(begin)
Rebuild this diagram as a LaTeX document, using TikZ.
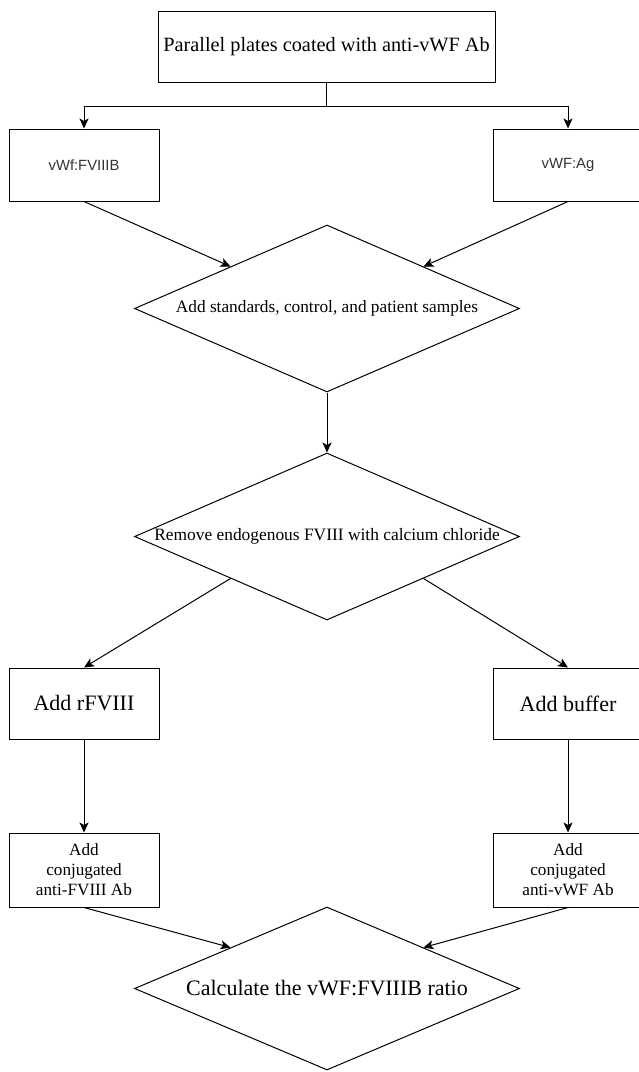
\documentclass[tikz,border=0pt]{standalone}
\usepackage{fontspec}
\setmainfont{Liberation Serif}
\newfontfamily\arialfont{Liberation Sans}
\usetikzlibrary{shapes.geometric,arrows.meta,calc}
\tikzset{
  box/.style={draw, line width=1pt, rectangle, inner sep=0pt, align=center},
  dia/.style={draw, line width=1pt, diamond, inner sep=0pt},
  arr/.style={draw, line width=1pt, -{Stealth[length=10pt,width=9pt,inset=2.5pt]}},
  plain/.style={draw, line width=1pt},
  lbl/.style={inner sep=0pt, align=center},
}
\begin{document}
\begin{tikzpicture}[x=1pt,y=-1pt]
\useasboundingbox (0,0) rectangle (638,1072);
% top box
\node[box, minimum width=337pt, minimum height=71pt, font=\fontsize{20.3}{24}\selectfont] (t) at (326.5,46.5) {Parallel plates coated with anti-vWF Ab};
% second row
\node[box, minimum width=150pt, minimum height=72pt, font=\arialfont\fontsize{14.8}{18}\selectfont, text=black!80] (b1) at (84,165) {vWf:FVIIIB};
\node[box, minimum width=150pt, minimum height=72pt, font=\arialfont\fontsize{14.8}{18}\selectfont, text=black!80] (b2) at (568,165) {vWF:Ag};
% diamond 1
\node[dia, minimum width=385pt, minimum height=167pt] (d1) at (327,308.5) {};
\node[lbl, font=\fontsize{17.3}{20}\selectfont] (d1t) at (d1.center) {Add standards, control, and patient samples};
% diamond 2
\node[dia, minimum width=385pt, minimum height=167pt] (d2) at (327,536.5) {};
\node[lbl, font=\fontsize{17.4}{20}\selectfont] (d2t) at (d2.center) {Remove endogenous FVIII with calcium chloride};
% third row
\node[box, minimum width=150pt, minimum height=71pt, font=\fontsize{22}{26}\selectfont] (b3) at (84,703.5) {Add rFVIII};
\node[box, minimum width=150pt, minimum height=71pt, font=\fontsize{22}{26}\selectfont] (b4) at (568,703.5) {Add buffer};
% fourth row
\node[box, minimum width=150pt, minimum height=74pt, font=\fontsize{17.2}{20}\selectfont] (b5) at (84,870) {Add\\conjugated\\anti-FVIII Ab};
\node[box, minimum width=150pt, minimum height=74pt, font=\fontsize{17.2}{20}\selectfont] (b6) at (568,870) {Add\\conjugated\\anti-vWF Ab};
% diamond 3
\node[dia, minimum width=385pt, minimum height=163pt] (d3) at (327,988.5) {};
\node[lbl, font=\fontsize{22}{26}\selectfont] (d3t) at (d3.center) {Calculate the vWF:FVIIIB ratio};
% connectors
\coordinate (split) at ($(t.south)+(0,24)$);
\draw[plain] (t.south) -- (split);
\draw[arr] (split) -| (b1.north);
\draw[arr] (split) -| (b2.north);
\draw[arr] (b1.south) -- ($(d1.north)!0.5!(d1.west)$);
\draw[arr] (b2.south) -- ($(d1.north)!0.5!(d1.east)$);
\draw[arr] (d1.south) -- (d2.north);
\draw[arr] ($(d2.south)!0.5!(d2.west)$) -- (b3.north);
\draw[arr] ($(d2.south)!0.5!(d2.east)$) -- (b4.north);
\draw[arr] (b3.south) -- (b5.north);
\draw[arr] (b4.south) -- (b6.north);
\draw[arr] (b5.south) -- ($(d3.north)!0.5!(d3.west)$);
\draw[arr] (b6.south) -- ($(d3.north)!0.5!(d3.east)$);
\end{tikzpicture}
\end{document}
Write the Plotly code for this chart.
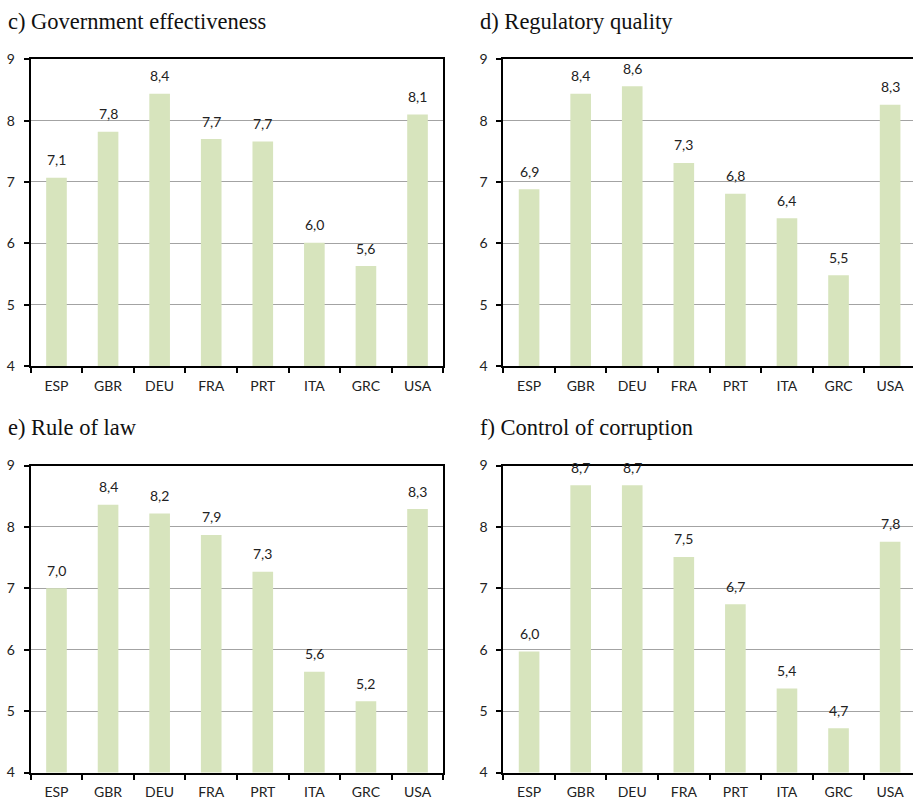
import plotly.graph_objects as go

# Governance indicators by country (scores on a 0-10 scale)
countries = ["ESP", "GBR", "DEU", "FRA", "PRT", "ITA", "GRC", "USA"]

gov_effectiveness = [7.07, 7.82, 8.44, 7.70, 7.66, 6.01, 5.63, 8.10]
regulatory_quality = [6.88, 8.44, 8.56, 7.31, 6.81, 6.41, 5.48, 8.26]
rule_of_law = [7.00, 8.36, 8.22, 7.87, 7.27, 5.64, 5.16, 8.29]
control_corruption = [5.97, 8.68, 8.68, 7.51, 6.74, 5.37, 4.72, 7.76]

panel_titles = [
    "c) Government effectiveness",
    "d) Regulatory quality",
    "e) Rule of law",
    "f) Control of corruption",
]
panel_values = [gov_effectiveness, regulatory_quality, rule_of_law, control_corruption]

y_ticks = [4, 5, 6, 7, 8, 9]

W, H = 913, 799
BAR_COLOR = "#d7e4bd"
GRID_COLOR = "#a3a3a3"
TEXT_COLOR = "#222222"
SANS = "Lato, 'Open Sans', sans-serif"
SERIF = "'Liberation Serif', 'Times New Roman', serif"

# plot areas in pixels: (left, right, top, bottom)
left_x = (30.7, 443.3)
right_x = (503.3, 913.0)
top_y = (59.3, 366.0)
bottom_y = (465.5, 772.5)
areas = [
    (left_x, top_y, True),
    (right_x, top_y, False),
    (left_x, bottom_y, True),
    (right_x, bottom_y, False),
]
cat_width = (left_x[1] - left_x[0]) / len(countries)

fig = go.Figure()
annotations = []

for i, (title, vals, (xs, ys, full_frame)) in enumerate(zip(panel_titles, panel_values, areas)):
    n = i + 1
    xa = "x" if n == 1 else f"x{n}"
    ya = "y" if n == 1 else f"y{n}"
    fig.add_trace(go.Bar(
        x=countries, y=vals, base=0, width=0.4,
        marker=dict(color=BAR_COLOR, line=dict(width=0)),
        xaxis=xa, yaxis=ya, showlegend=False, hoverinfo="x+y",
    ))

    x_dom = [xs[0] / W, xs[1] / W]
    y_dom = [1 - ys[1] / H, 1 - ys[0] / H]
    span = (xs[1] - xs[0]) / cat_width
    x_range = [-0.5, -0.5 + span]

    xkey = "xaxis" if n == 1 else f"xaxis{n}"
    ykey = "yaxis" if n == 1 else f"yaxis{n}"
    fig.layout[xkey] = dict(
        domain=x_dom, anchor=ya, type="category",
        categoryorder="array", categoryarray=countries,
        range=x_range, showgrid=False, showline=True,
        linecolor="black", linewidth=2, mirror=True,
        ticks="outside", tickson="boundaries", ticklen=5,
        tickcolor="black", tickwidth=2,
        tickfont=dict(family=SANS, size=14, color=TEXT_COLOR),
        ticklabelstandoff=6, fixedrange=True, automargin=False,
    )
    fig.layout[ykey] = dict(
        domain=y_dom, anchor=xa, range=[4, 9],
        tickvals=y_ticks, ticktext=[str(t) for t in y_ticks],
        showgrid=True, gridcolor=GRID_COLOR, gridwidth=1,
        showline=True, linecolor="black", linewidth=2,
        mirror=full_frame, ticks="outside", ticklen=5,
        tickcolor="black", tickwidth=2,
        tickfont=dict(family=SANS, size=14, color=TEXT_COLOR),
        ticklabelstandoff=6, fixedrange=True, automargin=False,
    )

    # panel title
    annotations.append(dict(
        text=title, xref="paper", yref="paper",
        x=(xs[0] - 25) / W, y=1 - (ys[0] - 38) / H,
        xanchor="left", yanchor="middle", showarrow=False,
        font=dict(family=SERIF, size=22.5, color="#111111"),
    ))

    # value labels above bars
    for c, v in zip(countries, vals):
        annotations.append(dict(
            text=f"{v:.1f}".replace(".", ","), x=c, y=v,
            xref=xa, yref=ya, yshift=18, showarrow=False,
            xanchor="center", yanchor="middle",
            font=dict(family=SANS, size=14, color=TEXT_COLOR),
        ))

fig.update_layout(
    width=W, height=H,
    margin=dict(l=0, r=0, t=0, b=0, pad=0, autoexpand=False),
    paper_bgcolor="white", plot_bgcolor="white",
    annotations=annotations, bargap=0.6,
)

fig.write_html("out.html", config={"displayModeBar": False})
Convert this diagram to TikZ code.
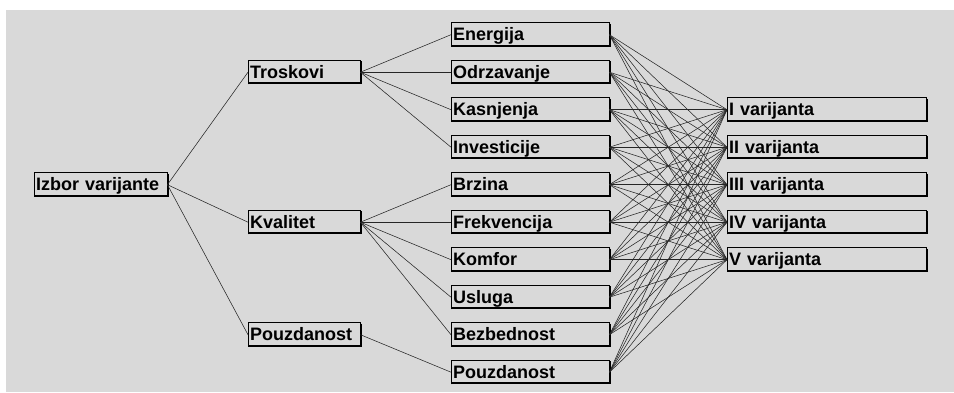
(end)
▸ **Work to do**: Reproduce the material word for word, minus the images.

▸ **Solution to this exercise**:
Rebuild this diagram as a LaTeX document, using TikZ.
\documentclass[tikz,border=0pt]{standalone}
\usepackage{fontspec}
\setmainfont{Liberation Serif}
\newfontfamily\arialfont{Liberation Sans}
\usetikzlibrary{shapes.geometric,arrows.meta,calc}
\tikzset{
  box/.style={draw, line width=1pt, rectangle, inner sep=0pt, align=center},
  dia/.style={draw, line width=1pt, diamond, inner sep=0pt},
  arr/.style={draw, line width=1pt, -{Stealth[length=10pt,width=9pt,inset=2.5pt]}},
  plain/.style={draw, line width=1pt},
  lbl/.style={inner sep=0pt, align=center},
}
\begin{document}
\begin{tikzpicture}[x=1pt,y=-1pt]
\useasboundingbox (0,0) rectangle (638,1072);
% top box
\node[box, minimum width=337pt, minimum height=71pt, font=\fontsize{20.3}{24}\selectfont] (t) at (326.5,46.5) {Parallel plates coated with anti-vWF Ab};
% second row
\node[box, minimum width=150pt, minimum height=72pt, font=\arialfont\fontsize{14.8}{18}\selectfont, text=black!80] (b1) at (84,165) {vWf:FVIIIB};
\node[box, minimum width=150pt, minimum height=72pt, font=\arialfont\fontsize{14.8}{18}\selectfont, text=black!80] (b2) at (568,165) {vWF:Ag};
% diamond 1
\node[dia, minimum width=385pt, minimum height=167pt] (d1) at (327,308.5) {};
\node[lbl, font=\fontsize{17.3}{20}\selectfont] (d1t) at (d1.center) {Add standards, control, and patient samples};
% diamond 2
\node[dia, minimum width=385pt, minimum height=167pt] (d2) at (327,536.5) {};
\node[lbl, font=\fontsize{17.4}{20}\selectfont] (d2t) at (d2.center) {Remove endogenous FVIII with calcium chloride};
% third row
\node[box, minimum width=150pt, minimum height=71pt, font=\fontsize{22}{26}\selectfont] (b3) at (84,703.5) {Add rFVIII};
\node[box, minimum width=150pt, minimum height=71pt, font=\fontsize{22}{26}\selectfont] (b4) at (568,703.5) {Add buffer};
% fourth row
\node[box, minimum width=150pt, minimum height=74pt, font=\fontsize{17.2}{20}\selectfont] (b5) at (84,870) {Add\\conjugated\\anti-FVIII Ab};
\node[box, minimum width=150pt, minimum height=74pt, font=\fontsize{17.2}{20}\selectfont] (b6) at (568,870) {Add\\conjugated\\anti-vWF Ab};
% diamond 3
\node[dia, minimum width=385pt, minimum height=163pt] (d3) at (327,988.5) {};
\node[lbl, font=\fontsize{22}{26}\selectfont] (d3t) at (d3.center) {Calculate the vWF:FVIIIB ratio};
% connectors
\coordinate (split) at ($(t.south)+(0,24)$);
\draw[plain] (t.south) -- (split);
\draw[arr] (split) -| (b1.north);
\draw[arr] (split) -| (b2.north);
\draw[arr] (b1.south) -- ($(d1.north)!0.5!(d1.west)$);
\draw[arr] (b2.south) -- ($(d1.north)!0.5!(d1.east)$);
\draw[arr] (d1.south) -- (d2.north);
\draw[arr] ($(d2.south)!0.5!(d2.west)$) -- (b3.north);
\draw[arr] ($(d2.south)!0.5!(d2.east)$) -- (b4.north);
\draw[arr] (b3.south) -- (b5.north);
\draw[arr] (b4.south) -- (b6.north);
\draw[arr] (b5.south) -- ($(d3.north)!0.5!(d3.west)$);
\draw[arr] (b6.south) -- ($(d3.north)!0.5!(d3.east)$);
\end{tikzpicture}
\end{document}
Write the Plotly code for this chart.
import plotly.graph_objects as go

# Governance indicators by country (scores on a 0-10 scale)
countries = ["ESP", "GBR", "DEU", "FRA", "PRT", "ITA", "GRC", "USA"]

gov_effectiveness = [7.07, 7.82, 8.44, 7.70, 7.66, 6.01, 5.63, 8.10]
regulatory_quality = [6.88, 8.44, 8.56, 7.31, 6.81, 6.41, 5.48, 8.26]
rule_of_law = [7.00, 8.36, 8.22, 7.87, 7.27, 5.64, 5.16, 8.29]
control_corruption = [5.97, 8.68, 8.68, 7.51, 6.74, 5.37, 4.72, 7.76]

panel_titles = [
    "c) Government effectiveness",
    "d) Regulatory quality",
    "e) Rule of law",
    "f) Control of corruption",
]
panel_values = [gov_effectiveness, regulatory_quality, rule_of_law, control_corruption]

y_ticks = [4, 5, 6, 7, 8, 9]

W, H = 913, 799
BAR_COLOR = "#d7e4bd"
GRID_COLOR = "#a3a3a3"
TEXT_COLOR = "#222222"
SANS = "Lato, 'Open Sans', sans-serif"
SERIF = "'Liberation Serif', 'Times New Roman', serif"

# plot areas in pixels: (left, right, top, bottom)
left_x = (30.7, 443.3)
right_x = (503.3, 913.0)
top_y = (59.3, 366.0)
bottom_y = (465.5, 772.5)
areas = [
    (left_x, top_y, True),
    (right_x, top_y, False),
    (left_x, bottom_y, True),
    (right_x, bottom_y, False),
]
cat_width = (left_x[1] - left_x[0]) / len(countries)

fig = go.Figure()
annotations = []

for i, (title, vals, (xs, ys, full_frame)) in enumerate(zip(panel_titles, panel_values, areas)):
    n = i + 1
    xa = "x" if n == 1 else f"x{n}"
    ya = "y" if n == 1 else f"y{n}"
    fig.add_trace(go.Bar(
        x=countries, y=vals, base=0, width=0.4,
        marker=dict(color=BAR_COLOR, line=dict(width=0)),
        xaxis=xa, yaxis=ya, showlegend=False, hoverinfo="x+y",
    ))

    x_dom = [xs[0] / W, xs[1] / W]
    y_dom = [1 - ys[1] / H, 1 - ys[0] / H]
    span = (xs[1] - xs[0]) / cat_width
    x_range = [-0.5, -0.5 + span]

    xkey = "xaxis" if n == 1 else f"xaxis{n}"
    ykey = "yaxis" if n == 1 else f"yaxis{n}"
    fig.layout[xkey] = dict(
        domain=x_dom, anchor=ya, type="category",
        categoryorder="array", categoryarray=countries,
        range=x_range, showgrid=False, showline=True,
        linecolor="black", linewidth=2, mirror=True,
        ticks="outside", tickson="boundaries", ticklen=5,
        tickcolor="black", tickwidth=2,
        tickfont=dict(family=SANS, size=14, color=TEXT_COLOR),
        ticklabelstandoff=6, fixedrange=True, automargin=False,
    )
    fig.layout[ykey] = dict(
        domain=y_dom, anchor=xa, range=[4, 9],
        tickvals=y_ticks, ticktext=[str(t) for t in y_ticks],
        showgrid=True, gridcolor=GRID_COLOR, gridwidth=1,
        showline=True, linecolor="black", linewidth=2,
        mirror=full_frame, ticks="outside", ticklen=5,
        tickcolor="black", tickwidth=2,
        tickfont=dict(family=SANS, size=14, color=TEXT_COLOR),
        ticklabelstandoff=6, fixedrange=True, automargin=False,
    )

    # panel title
    annotations.append(dict(
        text=title, xref="paper", yref="paper",
        x=(xs[0] - 25) / W, y=1 - (ys[0] - 38) / H,
        xanchor="left", yanchor="middle", showarrow=False,
        font=dict(family=SERIF, size=22.5, color="#111111"),
    ))

    # value labels above bars
    for c, v in zip(countries, vals):
        annotations.append(dict(
            text=f"{v:.1f}".replace(".", ","), x=c, y=v,
            xref=xa, yref=ya, yshift=18, showarrow=False,
            xanchor="center", yanchor="middle",
            font=dict(family=SANS, size=14, color=TEXT_COLOR),
        ))

fig.update_layout(
    width=W, height=H,
    margin=dict(l=0, r=0, t=0, b=0, pad=0, autoexpand=False),
    paper_bgcolor="white", plot_bgcolor="white",
    annotations=annotations, bargap=0.6,
)

fig.write_html("out.html", config={"displayModeBar": False})
Convert this diagram to TikZ code.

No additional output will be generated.